— After two remissions from ovarian cancer, Jan Amato was diagnosed for the third time in 2011. Because ovarian cancer grows more resistant with each round of treatment, it was doubtful whether she would have a third remission.


For her third round of treatment, Amato received chemotherapy. But after four months, another tumor had formed — the cancer was still spreading. Her physician, Dr. Bridgette Duggan, said the treatment had failed, and nothing else was likely to work. Because of her previous treatment, Amato didn’t qualify for any clinical trials of experimental drugs.


At that bleak point, the Clearity Foundation, which brings personalized medicine to ovarian cancer, entered the picture. Clearity helps relapsed ovarian cancer patients by giving doctors the latest information on the most effective drugs for each patient.


Both Amato and Duggan knew of the San Diego-based foundation — Duggan from her work as a doctor, Amato from an article in the April 2011 issue of O, the Oprah Magazine.


“They were my last hope,” Amato said.


photo Jan Amato, an ovarian cancer patient, found help getting the treatment she needed from Clearity Foundation. — John Gastaldo

With Amato’s permission and Duggan’s encouragement, Clearity ordered tests from clinical laboratories that generated a genetic profile on Amato’s tumor, called a tumor blueprint. This blueprint was correlated with Clearity’s database of ovarian cancer patients.


Clearity’s somewhat unorthodox recommendation was to use the drug Pemetrexed, usually indicated for treating lung cancer and mesothelioma.


“Within three treatments, I was clear of tumor and any evidence that it ever existed,” said Amato, 59, a financial planner and San Diego resident.


‘Off-label’ uses


The tests Clearity orders measure a number of molecular markers, which can be matched to which mutations are “driving” the patient’s particular cancer. Then the patient’s physician can choose a treatment that matches the cancer profile.


Insurance usually pays for the tests. If not, and the patient can’t afford them, Clearity will pay. With each patient Clearity helps, another tumor profile is entered into its database of hundreds of ovarian cancer tumors. Clearity also constantly updates the database with the results of new research.


As with Amato, the suggested drugs might not even be indicated for ovarian cancer. Doctors have the authority to approve such “off-label” uses, using their medical judgment. But information on the genetic causes of cancers piles up faster than doctors can assimilate. They are too busy treating patients to keep up with the research, a full-time job in its own right.

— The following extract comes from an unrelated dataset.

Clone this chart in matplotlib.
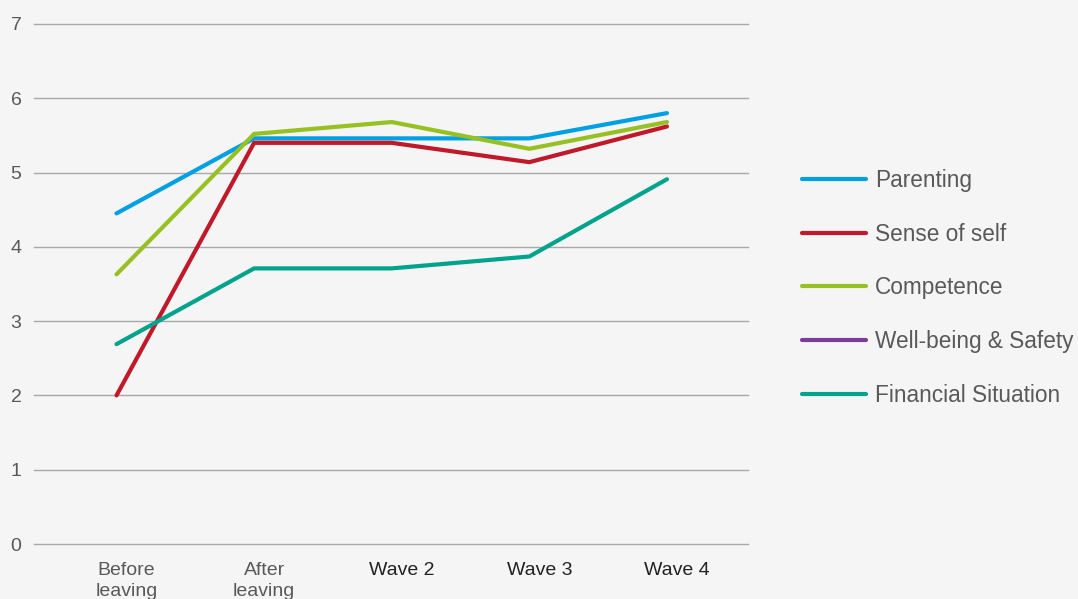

Drug companies, a major source of information for doctors, would like to promote off-label use of their products, but it’s illegal to do so, even if the information is accurate. The reason is that drug companies, with their interest in selling more drugs, are too prone to providing biased information.


Clearity, as a not-for-profit, operates solely in the interest of ovarian cancer patients, said Laura Shawver, a biotech executive who founded Clearity in 2008 after her own experience with ovarian cancer.


A slow killer


Shawver, who was diagnosed in 2006, said she was “shocked” at the lack of progress in treatments.


Ovarian cancer is rare, accounting for 3 percent of cancers in women, according to the American Cancer Society. But it is disproportionately deadly. It’s the 10th most common cancer among women, and the fifth-leading cause of cancer-related deaths among women.